Location
- Forest Street Shepshed, Leicestershire, LE12 9DB England 52°46′26″N 1°17′00″W﻿ / ﻿52.7739°N 1.2832°W

Information
- Type: Academy
- Motto: Respect, Enrich, Succeed
- Established: September 2017
- Local authority: Leicestershire
- Trust: Mowbray Education Trust
- Department for Education URN: 149271 Tables
- Ofsted: Reports
- Headteacher: Judith Johnson
- Gender: Coeducational
- Age: 11 to 19
- Website: http://www.ivesheadschool.org/

= Iveshead School =

Iveshead School is a coeducational secondary school and sixth form situated within the town of Shepshed, Leicestershire, England.

It was formed in September 2017 through the merger of Hind Leys Community College and Shepshed High School. In 2021/2022, the original school building was sold to St. Botolph’s Primary School, a school that was located on the same campus. The staff, students and others moved into the combined school, merging the two while the building was rebuilt and had extensions added, considering there was not enough room. The school takes in students from a variety of areas including Shepshed, Loughborough, Belton, Kegworth, Long Whatton, Diseworth, Melton Mowbray and Castle Donington.

Previously a community school administered by Leicestershire County Council, in December 2022 Iveshead School converted to academy status. The school is now sponsored by the Mowbray Education Trust.
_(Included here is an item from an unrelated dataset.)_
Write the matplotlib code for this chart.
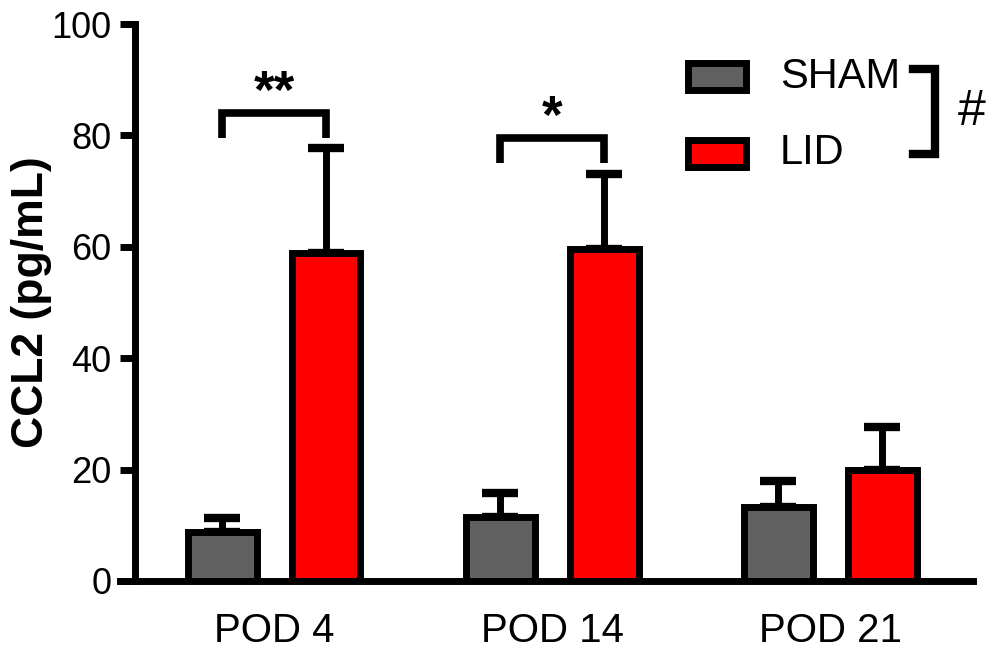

The school also provides a much wider range of services to the local community. Enclosed within the school is a crèche, complemented by the Shepshed toy library situated nearby. D In the evenings, it also provides the necessary facilities in order to host various clubs and societies ranging from sports to lessons in a foreign language. Situated near the school is also a local swimming pool used for P.E. Lessons.